5.2.    Het betoog faalt.

Slotsom

6.    Het hoger beroep is ongegrond. De aangevallen uitspraak dient te worden bevestigd.

7.    Voor een proceskostenveroordeling bestaat geen aanleiding.

Beslissing

De Afdeling bestuursrechtspraak van de Raad van State:

bevestigt de aangevallen uitspraak.

Aldus vastgesteld door mr. A.W.M. Bijloos, voorzitter, en mr. F.C.M.A. Michiels en mr. E.J. Daalder, leden, in tegenwoordigheid van mr. K.S. Man, griffier.

w.g. Bijloos    w.g. Man
voorzitter    griffier

Uitgesproken in het openbaar op 21 augustus 2019

629.

BIJLAGE

Wet luchtvaart

Artikel 1.1

In deze wet en de daarop berustende bepalingen wordt verstaan onder:

luchthaven: een terrein geheel of gedeeltelijk bestemd voor het opstijgen en het landen van luchtvaartuigen met inbegrip van:

1°. de daarmee verband houdende bewegingen van luchtvaartuigen op de grond,

2°. de afwikkeling van het in de aanhef en onder 1° bedoelde luchtverkeer, of

3°. bedrijfsmatige activiteiten die samenhangen met de afwikkeling van het in de aanhef en onder 1° bedoelde luchtverkeer.

Artikel 8.1a

1. Het is verboden met een luchtvaartuig op te stijgen of te landen, anders dan van of op een luchthaven.

2. […].

3. Het is verboden een overige burgerluchthaven in bedrijf te hebben indien voor deze luchthaven geen luchthavenbesluit of luchthavenregeling geldt. Vaststelling van een luchthavenbesluit is vereist indien buiten het luchthavengebied het externe-veiligheidsrisico of de geluidbelasting vanwege het luchthavenluchtverkeer zodanig is dat dit gevolgen heeft voor de ruimtelijke indeling van het gebied rond de luchthaven.
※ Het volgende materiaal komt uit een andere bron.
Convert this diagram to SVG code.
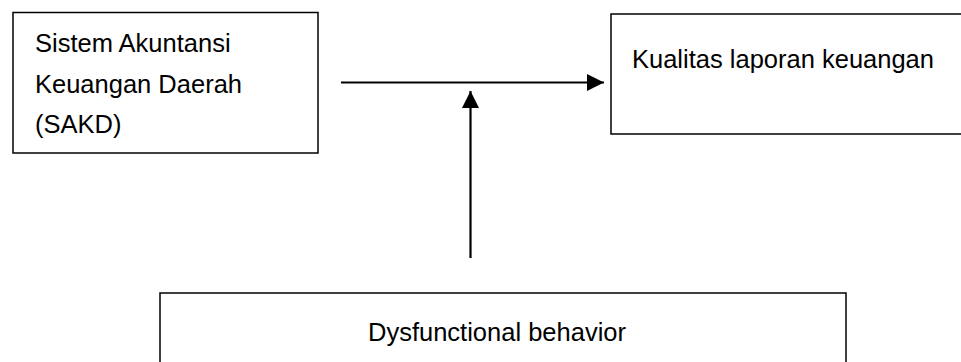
<svg xmlns="http://www.w3.org/2000/svg" width="961" height="362" viewBox="0 0 961 362">
<style>
.box{fill:#fff;stroke:#000;stroke-width:1.5}
.t{font-family:"Liberation Sans",Arial,sans-serif;font-size:25.5px;fill:#000}
.c{stroke:#000;stroke-width:2.2;fill:none}
</style>
<defs>
<marker id="ah" markerUnits="userSpaceOnUse" markerWidth="17" markerHeight="17" viewBox="0 0 16 16" refX="16" refY="8" orient="auto">
<path d="M0,0 L16,8 L0,16 Z" fill="#000"/>
</marker>
</defs>
<rect width="961" height="362" fill="#fff"/>
<g id="sakd">
<rect class="box" x="13" y="12.5" width="305" height="140.5"/>
<text class="t" x="35" y="52">Sistem Akuntansi</text>
<text class="t" x="35" y="93">Keuangan Daerah</text>
<text class="t" x="35" y="133">(SAKD)</text>
</g>
<g id="kualitas">
<rect class="box" x="611" y="14" width="360" height="120"/>
<text class="t" x="632" y="68">Kualitas laporan keuangan</text>
</g>
<g id="dysfunctional">
<rect class="box" x="160" y="293" width="686" height="90"/>
<text class="t" x="497" y="341" text-anchor="middle">Dysfunctional behavior</text>
</g>
<g id="connectors">
<line class="c" x1="341" y1="82.5" x2="604" y2="82.5" marker-end="url(#ah)"/>
<line class="c" x1="470.5" y1="258" x2="470.5" y2="91" marker-end="url(#ah)"/>
</g>
</svg>
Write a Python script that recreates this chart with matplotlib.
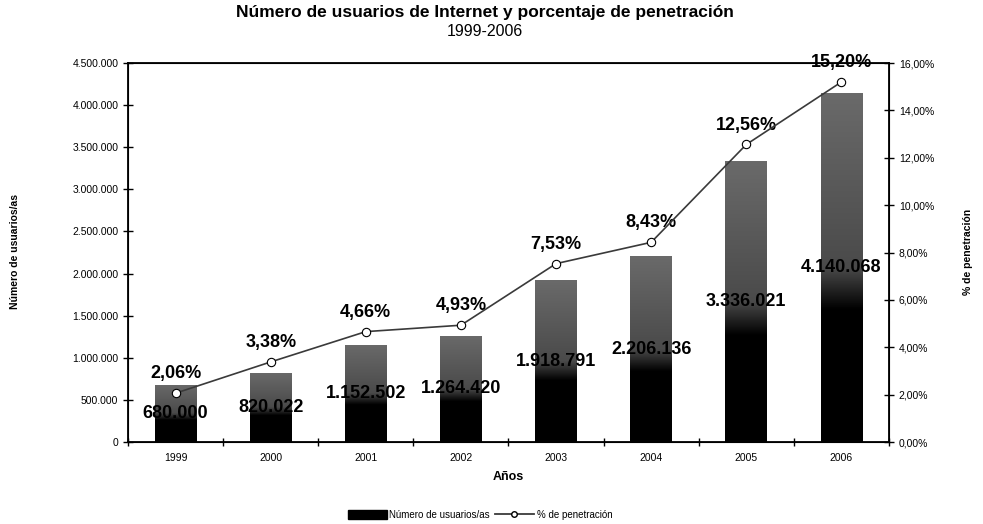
import matplotlib
matplotlib.use("Agg")
import matplotlib.pyplot as plt
import numpy as np
from matplotlib.colors import LinearSegmentedColormap
from matplotlib.lines import Line2D
from matplotlib.patches import Patch
from matplotlib.ticker import FuncFormatter, FixedLocator

plt.rcParams['font.family'] = ['Liberation Sans', 'DejaVu Sans']

years = ['1999', '2000', '2001', '2002', '2003', '2004', '2005', '2006']
usuarios = [680000, 820022, 1152502, 1264420, 1918791, 2206136, 3336021, 4140068]
penetracion = [2.06, 3.38, 4.66, 4.93, 7.53, 8.43, 12.56, 15.20]


def miles(v):
    return f"{int(round(v)):,}".replace(",", ".")


def pct(v):
    return f"{v:.2f}".replace(".", ",") + "%"


fig = plt.figure(figsize=(9.83, 5.24), dpi=100)
ax = fig.add_axes([128 / 983, 1 - 442 / 524, (889 - 128) / 983, (442 - 63) / 524])

x = np.arange(len(years))
bars = ax.bar(x, usuarios, width=0.44, color='black', zorder=2)

# degradado negro abajo / gris arriba dentro de cada barra
cmap = LinearSegmentedColormap.from_list(
    'barra', [(0, '#000000'), (0.38, '#000000'), (0.5, '#4a4a4a'), (1.0, '#6a6a6a')])
grad = np.linspace(0, 1, 256).reshape(-1, 1)
for b in bars:
    x0, w, h = b.get_x(), b.get_width(), b.get_height()
    im = ax.imshow(grad, extent=[x0, x0 + w, 0, h], origin='lower', aspect='auto',
                   cmap=cmap, zorder=3)
    im.set_clip_path(b)

for i, v in enumerate(usuarios):
    ax.text(i, v / 2, miles(v), ha='center', va='center', fontsize=13,
            fontweight='bold', color='black', zorder=4)

ax.set_xlim(-0.5, len(years) - 0.5)
ax.set_ylim(0, 4500000)
ax.yaxis.set_major_locator(FixedLocator(np.arange(0, 4500001, 500000)))
ax.yaxis.set_major_formatter(FuncFormatter(lambda v, p: miles(v)))
ax.xaxis.set_major_locator(FixedLocator(np.arange(-0.5, len(years), 1.0)))
ax.xaxis.set_major_formatter(FuncFormatter(lambda v, p: ''))
ax.xaxis.set_minor_locator(FixedLocator(x))
ax.set_xticklabels(years, minor=True)
ax.tick_params(axis='x', which='minor', length=0, labelsize=7.5, pad=8)
ax.tick_params(axis='x', which='major', direction='inout', length=6, width=1)
ax.tick_params(axis='y', direction='inout', length=7, width=1, labelsize=7.5)
for s in ax.spines.values():
    s.set_linewidth(1.3)

ax2 = ax.twinx()
ax2.set_ylim(0, 16)
ax2.yaxis.set_major_locator(FixedLocator(np.arange(0, 16.1, 2)))
ax2.yaxis.set_major_formatter(FuncFormatter(lambda v, p: pct(v)))
ax2.tick_params(axis='y', direction='inout', length=7, width=1, labelsize=7.5)
ax2.plot(x, penetracion, color='#3a3a3a', lw=1.2, marker='o', ms=6,
         mfc='white', mec='black', mew=0.8, zorder=5)
for i, p in enumerate(penetracion):
    ax2.annotate(pct(p), (i, p), xytext=(0, 14), textcoords='offset points',
                 ha='center', va='center', fontsize=13, fontweight='bold')

ax.set_xlabel('Años', fontsize=9, fontweight='bold', labelpad=6)
fig.text(15 / 983, 0.5 + 0.02, 'Número de usuarios/as', rotation=90, ha='center',
         va='center', fontsize=7.5, fontweight='bold')
fig.text(968 / 983, 0.5 + 0.02, '% de penetración', rotation=90, ha='center',
         va='center', fontsize=7.5, fontweight='bold')

fig.text(485 / 983, 1 - 13 / 524, 'Número de usuarios de Internet y porcentaje de penetración',
         ha='center', va='center', fontsize=12.5, fontweight='bold')
fig.text(485 / 983, 1 - 31 / 524, '1999-2006', ha='center', va='center', fontsize=11.5)

handles = [Patch(facecolor='black', edgecolor='black'),
           Line2D([], [], color='#3a3a3a', lw=1.3, marker='o', ms=4, mfc='white', mec='black')]
fig.legend(handles, ['Número de usuarios/as', '% de penetración'], loc='center',
           bbox_to_anchor=(480 / 983, 1 - 515 / 524), ncol=2, frameon=False, fontsize=7,
           handlelength=4, handleheight=1.0, columnspacing=0.5, handletextpad=0.3)

fig.savefig('out.png', dpi=100)
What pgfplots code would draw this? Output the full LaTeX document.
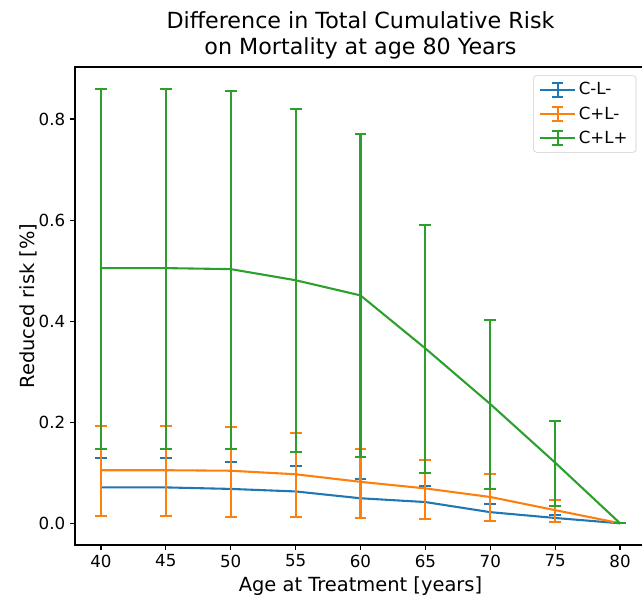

Bij of krachtens algemene maatregel van bestuur wordt de mate van externe-veiligheidsrisico of geluidbelasting buiten het luchthavengebied bepaald die vaststelling van gevolgen voor de ruimtelijke indeling van het gebied rond de luchthaven noodzakelijk maakt. Daarbij kan worden bepaald dat voor daarbij te omschrijven luchthavens in elk geval kan worden volstaan met de vaststelling van een luchthavenregeling. De voordracht voor een krachtens dit lid vast te stellen algemene maatregel van bestuur wordt niet eerder gedaan dan vier weken nadat het ontwerp aan beide kamers der Staten-Generaal is overgelegd.

Regeling burgerluchthavens

Artikel 18

1. Van het verbod bedoeld in artikel 8.1a, derde lid, eerste volzin, van de wet worden vrijgesteld:

[…];

f. luchthavens die uitsluitend worden gebruikt voor het opstijgen met gemotoriseerde schermvliegtuigen.

2. Van de in het vorige lid, onderdelen c tot en met f bedoelde vrijstelling kan slechts gebruik worden gemaakt onder de voorwaarden dat de gebruiker van de luchthaven beschikt over een door de burgemeester van de gemeente waar de luchthaven is gelegen, in verband met de openbare orde en veiligheid, afgegeven verklaring van geen bezwaar en dat de gebruiker van de luchthaven mededeling doet van de afgifte van deze verklaring aan de inspecteur-generaal van de Inspectie Leefomgeving en Transport.